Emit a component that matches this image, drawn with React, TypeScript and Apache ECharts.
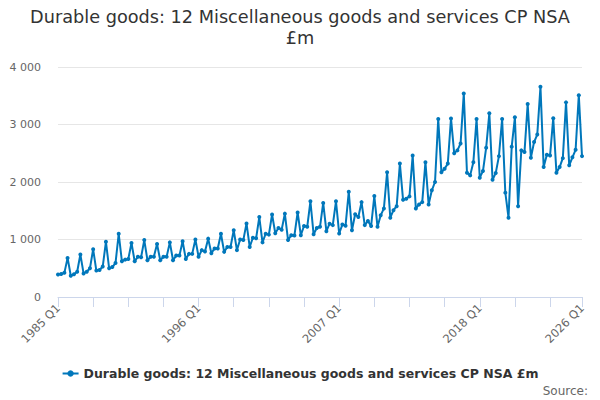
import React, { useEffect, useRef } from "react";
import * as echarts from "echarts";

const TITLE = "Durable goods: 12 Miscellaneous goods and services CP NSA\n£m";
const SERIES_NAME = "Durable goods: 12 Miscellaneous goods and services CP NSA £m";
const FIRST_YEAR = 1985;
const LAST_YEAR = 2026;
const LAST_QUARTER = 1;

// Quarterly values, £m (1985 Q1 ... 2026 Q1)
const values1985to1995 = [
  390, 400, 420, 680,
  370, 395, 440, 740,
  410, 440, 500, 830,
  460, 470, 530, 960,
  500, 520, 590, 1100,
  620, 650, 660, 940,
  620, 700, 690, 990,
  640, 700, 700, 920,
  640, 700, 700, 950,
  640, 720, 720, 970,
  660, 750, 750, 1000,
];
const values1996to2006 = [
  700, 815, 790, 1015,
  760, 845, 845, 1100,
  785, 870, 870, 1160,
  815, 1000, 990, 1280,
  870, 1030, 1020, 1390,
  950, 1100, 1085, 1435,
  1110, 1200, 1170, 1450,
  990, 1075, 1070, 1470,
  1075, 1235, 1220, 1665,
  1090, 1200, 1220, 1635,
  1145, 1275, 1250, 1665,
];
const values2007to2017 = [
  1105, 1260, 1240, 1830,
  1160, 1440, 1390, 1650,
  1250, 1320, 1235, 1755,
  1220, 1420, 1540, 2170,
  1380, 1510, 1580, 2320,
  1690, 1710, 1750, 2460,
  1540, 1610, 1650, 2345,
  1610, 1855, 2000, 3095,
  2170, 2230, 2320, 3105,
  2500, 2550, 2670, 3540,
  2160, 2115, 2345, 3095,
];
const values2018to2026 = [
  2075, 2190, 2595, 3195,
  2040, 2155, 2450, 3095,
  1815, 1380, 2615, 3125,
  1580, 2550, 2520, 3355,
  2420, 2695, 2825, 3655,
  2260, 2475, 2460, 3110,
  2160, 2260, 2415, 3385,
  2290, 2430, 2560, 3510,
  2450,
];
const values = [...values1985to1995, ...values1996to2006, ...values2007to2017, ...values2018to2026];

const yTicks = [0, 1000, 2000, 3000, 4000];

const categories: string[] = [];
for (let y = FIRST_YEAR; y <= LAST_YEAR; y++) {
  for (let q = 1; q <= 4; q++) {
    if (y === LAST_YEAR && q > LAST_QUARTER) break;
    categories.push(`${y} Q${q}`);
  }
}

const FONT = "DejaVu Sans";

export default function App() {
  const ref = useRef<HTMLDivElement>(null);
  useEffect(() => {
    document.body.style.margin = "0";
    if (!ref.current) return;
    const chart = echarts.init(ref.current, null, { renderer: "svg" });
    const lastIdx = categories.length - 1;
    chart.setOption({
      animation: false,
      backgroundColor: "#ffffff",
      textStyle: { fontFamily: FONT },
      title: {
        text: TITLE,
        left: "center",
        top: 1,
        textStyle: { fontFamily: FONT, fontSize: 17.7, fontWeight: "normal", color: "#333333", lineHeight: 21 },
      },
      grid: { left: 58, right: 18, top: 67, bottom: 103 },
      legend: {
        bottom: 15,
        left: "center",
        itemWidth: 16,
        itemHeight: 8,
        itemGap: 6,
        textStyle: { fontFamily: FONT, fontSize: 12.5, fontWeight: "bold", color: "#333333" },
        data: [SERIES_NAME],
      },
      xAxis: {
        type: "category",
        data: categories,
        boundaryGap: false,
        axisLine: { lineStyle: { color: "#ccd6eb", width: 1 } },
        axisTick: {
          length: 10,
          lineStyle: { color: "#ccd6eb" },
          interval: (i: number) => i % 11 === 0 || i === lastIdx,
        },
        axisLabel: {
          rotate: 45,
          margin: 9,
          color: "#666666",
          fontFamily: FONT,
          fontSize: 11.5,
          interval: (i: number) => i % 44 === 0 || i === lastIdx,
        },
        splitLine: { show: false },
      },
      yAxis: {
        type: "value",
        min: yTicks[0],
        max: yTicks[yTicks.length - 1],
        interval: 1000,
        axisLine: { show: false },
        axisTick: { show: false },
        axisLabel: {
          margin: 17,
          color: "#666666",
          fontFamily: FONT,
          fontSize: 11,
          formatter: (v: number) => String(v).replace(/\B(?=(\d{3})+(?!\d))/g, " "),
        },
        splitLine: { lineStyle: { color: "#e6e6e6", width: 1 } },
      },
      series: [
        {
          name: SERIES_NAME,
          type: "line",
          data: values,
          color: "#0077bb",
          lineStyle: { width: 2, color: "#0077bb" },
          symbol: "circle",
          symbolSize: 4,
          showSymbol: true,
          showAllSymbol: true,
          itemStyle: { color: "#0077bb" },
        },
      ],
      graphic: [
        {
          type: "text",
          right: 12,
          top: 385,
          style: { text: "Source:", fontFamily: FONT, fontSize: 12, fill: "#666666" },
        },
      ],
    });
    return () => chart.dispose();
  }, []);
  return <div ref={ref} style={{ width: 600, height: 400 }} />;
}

------

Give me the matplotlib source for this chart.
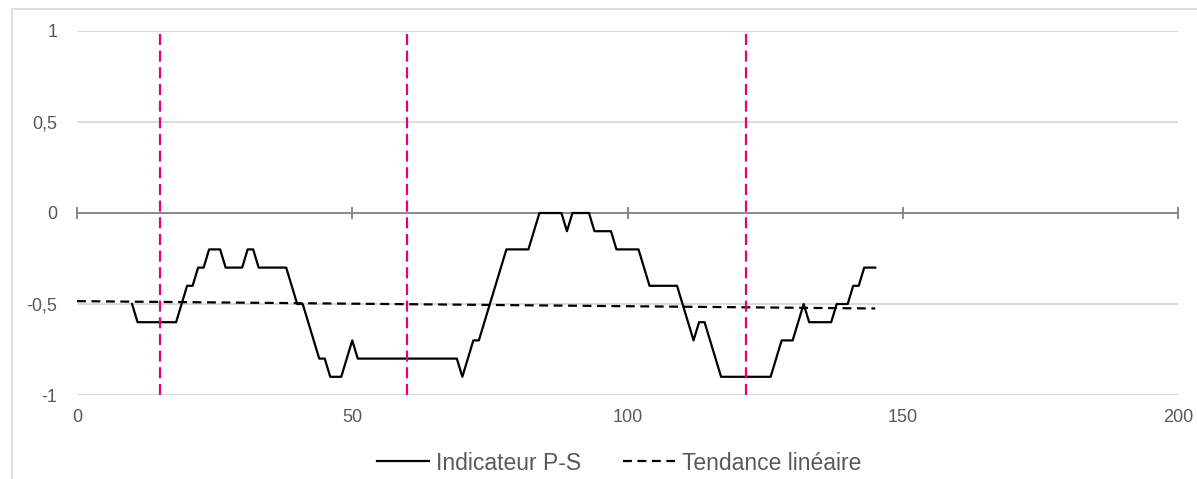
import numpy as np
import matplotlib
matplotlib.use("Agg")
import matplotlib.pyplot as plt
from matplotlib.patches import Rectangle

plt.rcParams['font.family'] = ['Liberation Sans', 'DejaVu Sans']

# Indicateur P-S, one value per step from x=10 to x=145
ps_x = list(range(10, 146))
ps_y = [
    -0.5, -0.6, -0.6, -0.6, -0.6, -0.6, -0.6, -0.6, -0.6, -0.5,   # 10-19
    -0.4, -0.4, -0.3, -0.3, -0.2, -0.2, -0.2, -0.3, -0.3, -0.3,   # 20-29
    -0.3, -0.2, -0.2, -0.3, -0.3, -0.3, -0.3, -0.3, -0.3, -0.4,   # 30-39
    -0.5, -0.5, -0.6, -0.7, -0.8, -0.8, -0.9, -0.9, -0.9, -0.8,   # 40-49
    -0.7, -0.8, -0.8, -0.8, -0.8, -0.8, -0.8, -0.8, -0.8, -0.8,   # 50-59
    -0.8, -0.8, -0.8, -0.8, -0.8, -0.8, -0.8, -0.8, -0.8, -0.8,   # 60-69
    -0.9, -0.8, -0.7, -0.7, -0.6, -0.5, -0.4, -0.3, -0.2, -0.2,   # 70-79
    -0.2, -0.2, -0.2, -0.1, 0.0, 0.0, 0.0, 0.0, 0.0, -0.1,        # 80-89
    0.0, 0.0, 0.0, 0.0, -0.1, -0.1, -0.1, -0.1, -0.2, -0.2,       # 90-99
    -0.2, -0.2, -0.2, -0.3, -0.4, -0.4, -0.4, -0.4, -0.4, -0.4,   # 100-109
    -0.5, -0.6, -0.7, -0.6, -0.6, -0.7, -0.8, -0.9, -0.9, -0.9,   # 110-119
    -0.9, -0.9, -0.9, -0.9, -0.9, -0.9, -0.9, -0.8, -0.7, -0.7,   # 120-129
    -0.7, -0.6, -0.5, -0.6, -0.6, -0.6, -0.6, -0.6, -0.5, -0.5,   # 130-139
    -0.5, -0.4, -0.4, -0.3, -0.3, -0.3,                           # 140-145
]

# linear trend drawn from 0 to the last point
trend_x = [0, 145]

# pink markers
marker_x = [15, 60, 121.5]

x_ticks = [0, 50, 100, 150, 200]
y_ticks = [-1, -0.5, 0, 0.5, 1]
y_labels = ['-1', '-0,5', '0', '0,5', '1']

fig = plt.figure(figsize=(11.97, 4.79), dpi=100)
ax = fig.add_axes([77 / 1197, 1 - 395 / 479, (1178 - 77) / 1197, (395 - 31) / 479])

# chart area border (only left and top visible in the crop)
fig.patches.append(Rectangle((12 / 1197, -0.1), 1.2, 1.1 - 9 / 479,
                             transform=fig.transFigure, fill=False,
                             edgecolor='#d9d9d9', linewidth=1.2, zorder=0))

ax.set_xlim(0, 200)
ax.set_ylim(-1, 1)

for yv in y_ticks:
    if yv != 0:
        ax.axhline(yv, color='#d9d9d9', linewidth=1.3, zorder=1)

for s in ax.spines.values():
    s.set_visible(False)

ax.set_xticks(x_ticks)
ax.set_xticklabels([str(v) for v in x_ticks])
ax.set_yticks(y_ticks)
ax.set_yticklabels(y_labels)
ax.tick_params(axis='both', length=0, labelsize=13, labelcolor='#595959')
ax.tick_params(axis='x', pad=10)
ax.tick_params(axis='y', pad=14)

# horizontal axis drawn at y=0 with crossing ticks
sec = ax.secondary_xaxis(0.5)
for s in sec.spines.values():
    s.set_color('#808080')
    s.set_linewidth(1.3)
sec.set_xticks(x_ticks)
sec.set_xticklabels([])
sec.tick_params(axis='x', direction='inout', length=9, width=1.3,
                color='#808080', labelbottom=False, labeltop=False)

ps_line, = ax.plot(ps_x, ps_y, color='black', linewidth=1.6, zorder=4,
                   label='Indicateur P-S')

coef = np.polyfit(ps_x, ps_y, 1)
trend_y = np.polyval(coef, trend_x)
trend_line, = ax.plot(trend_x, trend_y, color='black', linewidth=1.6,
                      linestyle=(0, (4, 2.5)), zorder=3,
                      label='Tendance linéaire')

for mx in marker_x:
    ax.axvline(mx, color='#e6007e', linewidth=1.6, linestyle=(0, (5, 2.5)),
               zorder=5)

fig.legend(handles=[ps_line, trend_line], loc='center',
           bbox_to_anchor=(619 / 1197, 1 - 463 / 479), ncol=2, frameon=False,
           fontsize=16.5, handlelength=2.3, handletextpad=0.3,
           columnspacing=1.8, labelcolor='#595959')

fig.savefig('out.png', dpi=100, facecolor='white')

------

From the records above, copy exactly the lines starting at the one with "Emit a component" and ending at the one with "const yTicks = [0, 1000, 2000, 3000, 4000];", and no others. Pictures stay out.

Emit a component that matches this image, drawn with React, TypeScript and Apache ECharts.
import React, { useEffect, useRef } from "react";
import * as echarts from "echarts";

const TITLE = "Durable goods: 12 Miscellaneous goods and services CP NSA\n£m";
const SERIES_NAME = "Durable goods: 12 Miscellaneous goods and services CP NSA £m";
const FIRST_YEAR = 1985;
const LAST_YEAR = 2026;
const LAST_QUARTER = 1;

// Quarterly values, £m (1985 Q1 ... 2026 Q1)
const values1985to1995 = [
  390, 400, 420, 680,
  370, 395, 440, 740,
  410, 440, 500, 830,
  460, 470, 530, 960,
  500, 520, 590, 1100,
  620, 650, 660, 940,
  620, 700, 690, 990,
  640, 700, 700, 920,
  640, 700, 700, 950,
  640, 720, 720, 970,
  660, 750, 750, 1000,
];
const values1996to2006 = [
  700, 815, 790, 1015,
  760, 845, 845, 1100,
  785, 870, 870, 1160,
  815, 1000, 990, 1280,
  870, 1030, 1020, 1390,
  950, 1100, 1085, 1435,
  1110, 1200, 1170, 1450,
  990, 1075, 1070, 1470,
  1075, 1235, 1220, 1665,
  1090, 1200, 1220, 1635,
  1145, 1275, 1250, 1665,
];
const values2007to2017 = [
  1105, 1260, 1240, 1830,
  1160, 1440, 1390, 1650,
  1250, 1320, 1235, 1755,
  1220, 1420, 1540, 2170,
  1380, 1510, 1580, 2320,
  1690, 1710, 1750, 2460,
  1540, 1610, 1650, 2345,
  1610, 1855, 2000, 3095,
  2170, 2230, 2320, 3105,
  2500, 2550, 2670, 3540,
  2160, 2115, 2345, 3095,
];
const values2018to2026 = [
  2075, 2190, 2595, 3195,
  2040, 2155, 2450, 3095,
  1815, 1380, 2615, 3125,
  1580, 2550, 2520, 3355,
  2420, 2695, 2825, 3655,
  2260, 2475, 2460, 3110,
  2160, 2260, 2415, 3385,
  2290, 2430, 2560, 3510,
  2450,
];
const values = [...values1985to1995, ...values1996to2006, ...values2007to2017, ...values2018to2026];

const yTicks = [0, 1000, 2000, 3000, 4000];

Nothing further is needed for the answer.